> [The request]: Repeat the listing word for word. No pictures belong in the copy.

> [Material]:
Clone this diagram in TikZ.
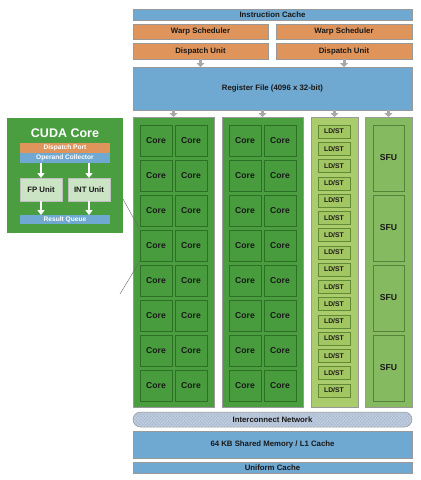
\documentclass[tikz,border=0pt]{standalone}
\usepackage{fontspec}
\setmainfont{Liberation Sans}
\usetikzlibrary{arrows.meta}
\definecolor{cblue}{RGB}{111,168,208}
\definecolor{corange}{RGB}{222,148,90}
\definecolor{cgreen}{RGB}{74,158,64}
\definecolor{ccore}{RGB}{72,156,62}
\definecolor{ccoreb}{RGB}{44,112,38}
\definecolor{cldcol}{RGB}{170,204,108}
\definecolor{cldcell}{RGB}{162,198,98}
\definecolor{cldb}{RGB}{96,138,52}
\definecolor{csfucol}{RGB}{134,186,96}
\definecolor{csfub}{RGB}{84,132,56}
\definecolor{cunit}{RGB}{202,228,196}
\definecolor{cgray}{RGB}{168,168,168}
\definecolor{cnet}{RGB}{168,186,210}
\definecolor{cnetl}{RGB}{196,208,224}
\definecolor{ctext}{RGB}{25,25,25}
\begin{document}
\begin{tikzpicture}[x=1pt,y=-1pt,
  box/.style={draw=black!40, line width=0.5pt, inner sep=0pt, outer sep=0pt, anchor=north west,
    font=\bfseries\fontsize{7.8}{9}\selectfont, text=ctext},
  corebox/.style={box, draw=ccoreb, fill=ccore, minimum width=32pt, minimum height=31pt,
    font=\bfseries\fontsize{8.6}{10}\selectfont},
  ldbox/.style={box, draw=cldb, fill=cldcell, minimum width=32pt, minimum height=13pt,
    font=\bfseries\fontsize{6.8}{8}\selectfont},
  sfubox/.style={box, draw=csfub, fill=csfucol, minimum width=31pt, minimum height=66pt,
    font=\bfseries\fontsize{8.6}{10}\selectfont},
  colbox/.style={box, minimum height=290pt},
  wtext/.style={text=white, font=\bfseries\fontsize{6.6}{8}\selectfont},
  garrow/.style={draw=cgray, line width=3pt, -{Triangle[width=8pt,length=4pt]}},
  warrow/.style={draw=white, line width=2pt, -{Triangle[width=7pt,length=5pt]}},
  zoomline/.style={draw=black!60, line width=0.4pt}]
\useasboundingbox (0,0) rectangle (421,480);
\fill[white] (0,0) rectangle (421,480);

% top blocks
\node[box, fill=cblue, minimum width=279pt, minimum height=11pt] (ic) at (133,9) {Instruction Cache};
\node[box, fill=corange, minimum width=135pt, minimum height=15pt] (ws1) at (133,24) {Warp Scheduler};
\node[box, fill=corange, minimum width=136pt, minimum height=15pt] (ws2) at (276,24) {Warp Scheduler};
\node[box, fill=corange, minimum width=135pt, minimum height=16pt] (du1) at (133,43) {Dispatch Unit};
\node[box, fill=corange, minimum width=136pt, minimum height=16pt] (du2) at (276,43) {Dispatch Unit};
\node[box, fill=cblue, minimum width=279pt, minimum height=43pt] (rf) at (133,67) {Register File (4096 x 32-bit)};

% columns
\node[colbox, fill=cgreen, minimum width=81pt] (col1) at (133,117) {};
\node[colbox, fill=cgreen, minimum width=81pt] (col2) at (222,117) {};
\node[colbox, fill=cldcol, minimum width=47pt] (col3) at (311,117) {};
\node[colbox, fill=csfucol, minimum width=47pt] (col4) at (365,117) {};

% zoom lines
\coordinate (zl1) at (123,199);
\coordinate (zl2) at (120,294);

% cores
\foreach \r in {0,...,7}{
  \node[corebox] (ca-\r) at (140,125+35*\r) {Core};
  \node[corebox] (cb-\r) at (175,125+35*\r) {Core};
  \node[corebox] (cc-\r) at (229,125+35*\r) {Core};
  \node[corebox] (cd-\r) at (264,125+35*\r) {Core};
}
\foreach \r in {0,...,15}{
  \node[ldbox] (ld-\r) at (318,125+17.25*\r) {LD/ST};
}
\foreach \r in {0,...,3}{
  \node[sfubox] (sf-\r) at (373,125+70*\r) {SFU};
}

\draw[zoomline] (zl1) -- (ca-3.north west);
\draw[zoomline] (ca-3.south west) -- (zl2);

% arrows
\draw[garrow] (du1.south) -- (du1.south |- rf.north);
\draw[garrow] (du2.south) -- (du2.south |- rf.north);
\foreach \c in {col1,col2,col3,col4}{
  \draw[garrow] (rf.south -| \c.north) -- (\c.north);
}

% interconnect network (cross-hatched, rounded)
\begin{scope}
  \clip[rounded corners=7.5pt] (133,412) rectangle (412,427);
  \fill[cnet] (133,412) rectangle (412,427);
  \foreach \k in {0,...,100}{
    \draw[cnetl, line width=0.6pt] (120+3.2*\k,430) -- (140+3.2*\k,409);
    \draw[cnetl, line width=0.6pt] (120+3.2*\k,409) -- (140+3.2*\k,430);
  }
\end{scope}
\node[box, fill=none, rounded corners=7.5pt, minimum width=279pt, minimum height=15pt] (net) at (133,412) {Interconnect Network};
\node[box, fill=cblue, minimum width=279pt, minimum height=27pt] (sm) at (133,431) {64 KB Shared Memory / L1 Cache};
\node[box, fill=cblue, minimum width=279pt, minimum height=11pt] (uc) at (133,462) {Uniform Cache};

% CUDA core detail
\node[box, draw=none, fill=cgreen, minimum width=116pt, minimum height=115pt] (cuda) at (7,118) {};
\node[text=white, font=\bfseries\fontsize{12.5}{14}\selectfont, inner sep=0pt] (title) at (65,133) {CUDA Core};
\node[box, draw=none, fill=corange, minimum width=90pt, minimum height=10pt, wtext] (dp) at (20,143) {Dispatch Port};
\node[box, draw=none, fill=cblue, minimum width=90pt, minimum height=10pt, wtext] (oc) at (20,153) {Operand Collector};
\node[box, draw=black!25, fill=cunit, minimum width=42pt, minimum height=23pt] (fp) at (20,178) {FP Unit};
\node[box, draw=black!25, fill=cunit, minimum width=42pt, minimum height=23pt] (int) at (68,178) {INT Unit};
\node[box, draw=none, fill=cblue, minimum width=90pt, minimum height=9pt, wtext] (rq) at (20,215) {Result Queue};
\draw[warrow] (oc.south -| fp.north) -- (fp.north);
\draw[warrow] (oc.south -| int.north) -- (int.north);
\draw[warrow] (fp.south) -- (fp.south |- rq.north);
\draw[warrow] (int.south) -- (int.south |- rq.north);
\end{tikzpicture}
\end{document}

> [The solution]:
Clone this diagram in TikZ.
\documentclass[tikz,border=0pt]{standalone}
\usepackage{fontspec}
\setmainfont{Liberation Sans}
\usetikzlibrary{arrows.meta}
\definecolor{cblue}{RGB}{111,168,208}
\definecolor{corange}{RGB}{222,148,90}
\definecolor{cgreen}{RGB}{74,158,64}
\definecolor{ccore}{RGB}{72,156,62}
\definecolor{ccoreb}{RGB}{44,112,38}
\definecolor{cldcol}{RGB}{170,204,108}
\definecolor{cldcell}{RGB}{162,198,98}
\definecolor{cldb}{RGB}{96,138,52}
\definecolor{csfucol}{RGB}{134,186,96}
\definecolor{csfub}{RGB}{84,132,56}
\definecolor{cunit}{RGB}{202,228,196}
\definecolor{cgray}{RGB}{168,168,168}
\definecolor{cnet}{RGB}{168,186,210}
\definecolor{cnetl}{RGB}{196,208,224}
\definecolor{ctext}{RGB}{25,25,25}
\begin{document}
\begin{tikzpicture}[x=1pt,y=-1pt,
  box/.style={draw=black!40, line width=0.5pt, inner sep=0pt, outer sep=0pt, anchor=north west,
    font=\bfseries\fontsize{7.8}{9}\selectfont, text=ctext},
  corebox/.style={box, draw=ccoreb, fill=ccore, minimum width=32pt, minimum height=31pt,
    font=\bfseries\fontsize{8.6}{10}\selectfont},
  ldbox/.style={box, draw=cldb, fill=cldcell, minimum width=32pt, minimum height=13pt,
    font=\bfseries\fontsize{6.8}{8}\selectfont},
  sfubox/.style={box, draw=csfub, fill=csfucol, minimum width=31pt, minimum height=66pt,
    font=\bfseries\fontsize{8.6}{10}\selectfont},
  colbox/.style={box, minimum height=290pt},
  wtext/.style={text=white, font=\bfseries\fontsize{6.6}{8}\selectfont},
  garrow/.style={draw=cgray, line width=3pt, -{Triangle[width=8pt,length=4pt]}},
  warrow/.style={draw=white, line width=2pt, -{Triangle[width=7pt,length=5pt]}},
  zoomline/.style={draw=black!60, line width=0.4pt}]
\useasboundingbox (0,0) rectangle (421,480);
\fill[white] (0,0) rectangle (421,480);

% top blocks
\node[box, fill=cblue, minimum width=279pt, minimum height=11pt] (ic) at (133,9) {Instruction Cache};
\node[box, fill=corange, minimum width=135pt, minimum height=15pt] (ws1) at (133,24) {Warp Scheduler};
\node[box, fill=corange, minimum width=136pt, minimum height=15pt] (ws2) at (276,24) {Warp Scheduler};
\node[box, fill=corange, minimum width=135pt, minimum height=16pt] (du1) at (133,43) {Dispatch Unit};
\node[box, fill=corange, minimum width=136pt, minimum height=16pt] (du2) at (276,43) {Dispatch Unit};
\node[box, fill=cblue, minimum width=279pt, minimum height=43pt] (rf) at (133,67) {Register File (4096 x 32-bit)};

% columns
\node[colbox, fill=cgreen, minimum width=81pt] (col1) at (133,117) {};
\node[colbox, fill=cgreen, minimum width=81pt] (col2) at (222,117) {};
\node[colbox, fill=cldcol, minimum width=47pt] (col3) at (311,117) {};
\node[colbox, fill=csfucol, minimum width=47pt] (col4) at (365,117) {};

% zoom lines
\coordinate (zl1) at (123,199);
\coordinate (zl2) at (120,294);

% cores
\foreach \r in {0,...,7}{
  \node[corebox] (ca-\r) at (140,125+35*\r) {Core};
  \node[corebox] (cb-\r) at (175,125+35*\r) {Core};
  \node[corebox] (cc-\r) at (229,125+35*\r) {Core};
  \node[corebox] (cd-\r) at (264,125+35*\r) {Core};
}
\foreach \r in {0,...,15}{
  \node[ldbox] (ld-\r) at (318,125+17.25*\r) {LD/ST};
}
\foreach \r in {0,...,3}{
  \node[sfubox] (sf-\r) at (373,125+70*\r) {SFU};
}

\draw[zoomline] (zl1) -- (ca-3.north west);
\draw[zoomline] (ca-3.south west) -- (zl2);

% arrows
\draw[garrow] (du1.south) -- (du1.south |- rf.north);
\draw[garrow] (du2.south) -- (du2.south |- rf.north);
\foreach \c in {col1,col2,col3,col4}{
  \draw[garrow] (rf.south -| \c.north) -- (\c.north);
}

% interconnect network (cross-hatched, rounded)
\begin{scope}
  \clip[rounded corners=7.5pt] (133,412) rectangle (412,427);
  \fill[cnet] (133,412) rectangle (412,427);
  \foreach \k in {0,...,100}{
    \draw[cnetl, line width=0.6pt] (120+3.2*\k,430) -- (140+3.2*\k,409);
    \draw[cnetl, line width=0.6pt] (120+3.2*\k,409) -- (140+3.2*\k,430);
  }
\end{scope}
\node[box, fill=none, rounded corners=7.5pt, minimum width=279pt, minimum height=15pt] (net) at (133,412) {Interconnect Network};
\node[box, fill=cblue, minimum width=279pt, minimum height=27pt] (sm) at (133,431) {64 KB Shared Memory / L1 Cache};
\node[box, fill=cblue, minimum width=279pt, minimum height=11pt] (uc) at (133,462) {Uniform Cache};

% CUDA core detail
\node[box, draw=none, fill=cgreen, minimum width=116pt, minimum height=115pt] (cuda) at (7,118) {};
\node[text=white, font=\bfseries\fontsize{12.5}{14}\selectfont, inner sep=0pt] (title) at (65,133) {CUDA Core};
\node[box, draw=none, fill=corange, minimum width=90pt, minimum height=10pt, wtext] (dp) at (20,143) {Dispatch Port};
\node[box, draw=none, fill=cblue, minimum width=90pt, minimum height=10pt, wtext] (oc) at (20,153) {Operand Collector};
\node[box, draw=black!25, fill=cunit, minimum width=42pt, minimum height=23pt] (fp) at (20,178) {FP Unit};
\node[box, draw=black!25, fill=cunit, minimum width=42pt, minimum height=23pt] (int) at (68,178) {INT Unit};
\node[box, draw=none, fill=cblue, minimum width=90pt, minimum height=9pt, wtext] (rq) at (20,215) {Result Queue};
\draw[warrow] (oc.south -| fp.north) -- (fp.north);
\draw[warrow] (oc.south -| int.north) -- (int.north);
\draw[warrow] (fp.south) -- (fp.south |- rq.north);
\draw[warrow] (int.south) -- (int.south |- rq.north);
\end{tikzpicture}
\end{document}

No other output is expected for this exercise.